Here are the typical profiles of trauma-impacted learners:
1. The Hyperactive, Super-Distracted Learner
This is the child who never seems to sit still. Chairs are uncomfortable. Tasks are impossible to follow. Attention drifts from one thing to another before you can even finish giving directions. Adults often label this behavior as “hyperactive” or “defiant,” and corrective measures are applied—time-outs, warnings, or consequences.
The reality? This hyperactivity is a survival strategy. Their nervous system is stuck in fight or flight mode, scanning for threats, and seeking movement to regulate anxiety. Stillness feels unsafe; focus requires regulation that hasn’t been learned yet.
Supporting this child means prioritizing regulation over compliance: movement breaks, sensory tools like fidgets, predictable routines, and co-regulation from adults. When the body feels safe, attention and learning can follow.

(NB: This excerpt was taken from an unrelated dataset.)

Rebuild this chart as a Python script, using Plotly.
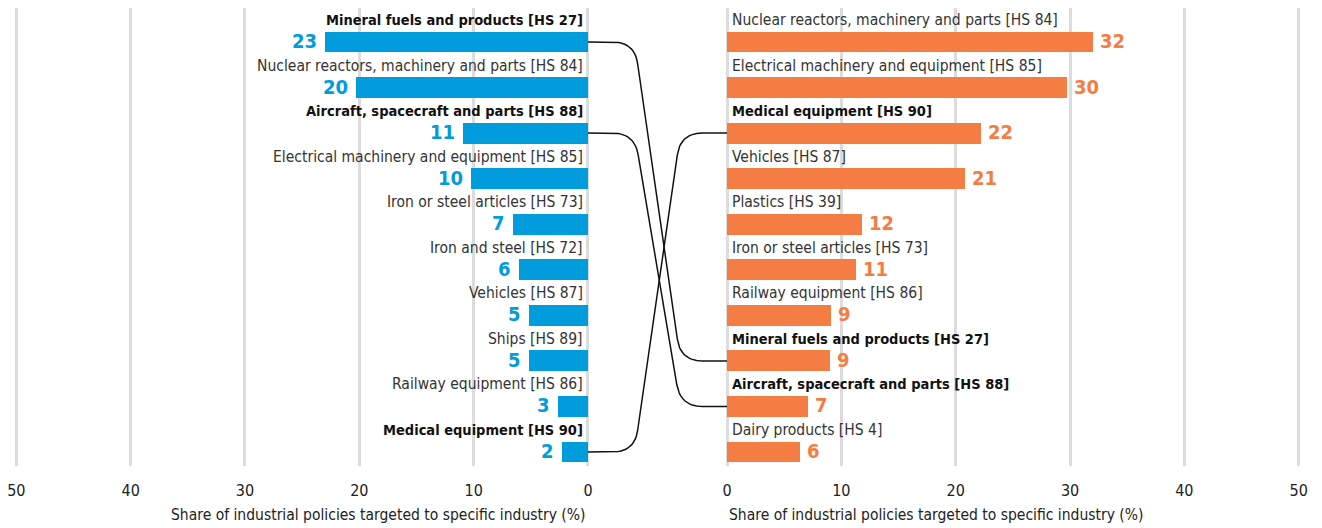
import plotly.graph_objects as go

# ---------------- data ----------------
left_labels = [
    "Mineral fuels and products [HS 27]",
    "Nuclear reactors, machinery and parts [HS 84]",
    "Aircraft, spacecraft and parts [HS 88]",
    "Electrical machinery and equipment [HS 85]",
    "Iron or steel articles [HS 73]",
    "Iron and steel [HS 72]",
    "Vehicles [HS 87]",
    "Ships [HS 89]",
    "Railway equipment [HS 86]",
    "Medical equipment [HS 90]",
]
left_values = [23.0, 20.3, 10.9, 10.2, 6.6, 6.0, 5.2, 5.2, 2.6, 2.3]

right_labels = [
    "Nuclear reactors, machinery and parts [HS 84]",
    "Electrical machinery and equipment [HS 85]",
    "Medical equipment [HS 90]",
    "Vehicles [HS 87]",
    "Plastics [HS 39]",
    "Iron or steel articles [HS 73]",
    "Railway equipment [HS 86]",
    "Mineral fuels and products [HS 27]",
    "Aircraft, spacecraft and parts [HS 88]",
    "Dairy products [HS 4]",
]
right_values = [32.0, 29.7, 22.2, 20.8, 11.8, 11.3, 9.1, 9.0, 7.1, 6.4]

highlighted = [
    "Mineral fuels and products [HS 27]",
    "Aircraft, spacecraft and parts [HS 88]",
    "Medical equipment [HS 90]",
]

tick_values = [0, 10, 20, 30, 40, 50]
axis_title = "Share of industrial policies targeted to specific industry (%)"

# ---------------- style ----------------
BLUE = "#009CDB"
ORANGE = "#F47D43"
GRID = "#dcdcdc"
FONT = "DejaVu Sans Condensed, DejaVu Sans, sans-serif"

# page body has an 8px default margin; size the figure so it fits the window
W, H = 1306, 520
ML, MR, MT, MB = 5.7, 12.7, 0, 62
GAP = 6.08          # half gap between the two panels (axis units)
PAD = 0.2           # small padding so edge gridlines are drawn
XMAX = 50 + GAP + PAD
Y_TOP, Y_BOT = 0.746, -9.307

sx = (W - ML - MR) / (2 * XMAX)          # px per x unit
sy = (H - MT - MB) / (Y_TOP - Y_BOT)     # px per y unit

n = len(left_labels)
rows = [-i for i in range(n)]

fig = go.Figure()

# bars
fig.add_trace(go.Bar(
    y=rows, x=[-v for v in left_values], base=[-GAP] * n, orientation="h",
    marker=dict(color=BLUE, line=dict(width=0)), width=0.46,
    hoverinfo="skip", showlegend=False,
))
fig.add_trace(go.Bar(
    y=rows, x=right_values, base=[GAP] * n, orientation="h",
    marker=dict(color=ORANGE, line=dict(width=0)), width=0.46,
    hoverinfo="skip", showlegend=False,
))

annotations = []


def cat_font(bold):
    return dict(family=FONT, size=14.5 if bold else 15.5,
                color="#111111" if bold else "#333333")


for i, (lab, v) in enumerate(zip(left_labels, left_values)):
    bold = lab in highlighted
    annotations.append(dict(
        x=-GAP, y=rows[i], xref="x", yref="y", xanchor="right", yanchor="middle",
        yshift=22, xshift=-3, showarrow=False,
        text=f"<b>{lab}</b>" if bold else lab, font=cat_font(bold),
    ))
    annotations.append(dict(
        x=-GAP - v, y=rows[i], xref="x", yref="y", xanchor="right", yanchor="middle",
        xshift=-6, yshift=1, showarrow=False,
        text=f"<b>{v:.0f}</b>",
        font=dict(family=FONT, size=20, color=BLUE),
    ))
for i, (lab, v) in enumerate(zip(right_labels, right_values)):
    bold = lab in highlighted
    annotations.append(dict(
        x=GAP, y=rows[i], xref="x", yref="y", xanchor="left", yanchor="middle",
        yshift=22, xshift=3, showarrow=False,
        text=f"<b>{lab}</b>" if bold else lab, font=cat_font(bold),
    ))
    annotations.append(dict(
        x=GAP + v, y=rows[i], xref="x", yref="y", xanchor="left", yanchor="middle",
        xshift=5, yshift=1, showarrow=False,
        text=f"<b>{v:.0f}</b>",
        font=dict(family=FONT, size=20, color=ORANGE),
    ))

# axis titles
title_y = -(507 - (H - MB)) / (H - MT - MB)
for xa, anchor in ((-GAP, "right"), (GAP, "left")):
    annotations.append(dict(
        x=xa, y=title_y, xref="x", yref="paper", xanchor=anchor, yanchor="middle",
        showarrow=False, text=axis_title,
        font=dict(family=FONT, size=15.5, color="#222222"),
    ))


# connectors (computed in pixel space, converted back to data)
def qbez(a, c, b, k=14):
    pts = []
    for j in range(k + 1):
        t = j / k
        pts.append(((1 - t) ** 2 * a[0] + 2 * (1 - t) * t * c[0] + t ** 2 * b[0],
                    (1 - t) ** 2 * a[1] + 2 * (1 - t) * t * c[1] + t ** 2 * b[1]))
    return pts


def connector(yl, yr, d=23.0, r=22.0):
    p0 = (-GAP * sx, yl * sy)
    p3 = (GAP * sx, yr * sy)
    v1 = (-d, yl * sy)
    v2 = (d, yr * sy)
    dx, dy = v2[0] - v1[0], v2[1] - v1[1]
    L = (dx ** 2 + dy ** 2) ** 0.5
    u = (dx / L, dy / L)
    a = (v1[0] - r, v1[1])
    b = (v1[0] + r * u[0], v1[1] + r * u[1])
    c = (v2[0] - r * u[0], v2[1] - r * u[1])
    e = (v2[0] + r, v2[1])
    pts = [p0] + qbez(a, v1, b) + qbez(c, v2, e) + [p3]
    return [p[0] / sx for p in pts], [p[1] / sy for p in pts]


for name in highlighted:
    li = left_labels.index(name)
    ri = right_labels.index(name)
    xs, ys = connector(rows[li], rows[ri])
    fig.add_trace(go.Scatter(
        x=xs, y=ys, mode="lines", line=dict(color="#111111", width=1.5),
        hoverinfo="skip", showlegend=False,
    ))

tickvals = [-GAP - t for t in tick_values] + [GAP + t for t in tick_values]
ticktext = [str(t) for t in tick_values] * 2

fig.update_layout(
    width=W, height=H,
    margin=dict(l=ML, r=MR, t=MT, b=MB, autoexpand=False),
    paper_bgcolor="white", plot_bgcolor="white",
    barmode="overlay", bargap=0,
    annotations=annotations,
    font=dict(family=FONT, size=16, color="#222222"),
    xaxis=dict(
        range=[-XMAX, XMAX], tickvals=tickvals, ticktext=ticktext,
        showgrid=True, gridcolor=GRID, gridwidth=2.5, zeroline=False,
        showline=False, ticks="outside", ticklen=10, tickcolor="rgba(0,0,0,0)",
        tickfont=dict(family=FONT, size=16, color="#222222"), fixedrange=True,
        automargin=False, ticklabeloverflow="allow",
    ),
    yaxis=dict(
        range=[Y_BOT, Y_TOP], showgrid=False, zeroline=False, showticklabels=False,
        showline=False, fixedrange=True,
    ),
)

fig.write_html("out.html")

2. The Shut-Down, Dissociating Learner
At the other end of the spectrum is the child who disappears. This child doesn’t yell, hit, or interrupt—they shut down. They avoid eye contact, shrink into their seat, or whisper that they “don’t know” when asked what they need. Adults may misinterpret this as laziness, defiance, or lack of engagement.
In truth, these children are in freeze or fawn mode. Their nervous system has pulled the emergency brake; their thinking brain has gone offline. They often can’t advocate for themselves, not because they don’t want to, but because the skills and self-confidence haven’t developed safely.
Helping them requires patience and presence. Break tasks into tiny steps, provide options they can point to instead of verbalizing, and model calm and predictability. Healing begins when they feel safe enough to emerge from freeze mode—not before.
3. The Masking Learner Who Melts Down at Home
Then there’s the child who seems “perfect” at school. Teachers praise their organization, behavior, and academic ability. But at home, this same child may scream, cry, lash out, or collapse over small triggers.
This child is often more cognitively organized, able to mask their distress in environments with high expectations. But masking is exhausting, and home is the only place their nervous system feels safe enough to release tension. What looks like dramatic meltdown is often the result of holding it together all day.
Supporting this child requires soft landings, recovery time, and a focus on connection before correction. Home meltdowns are not a reflection of parenting failure—they are a sign of trust.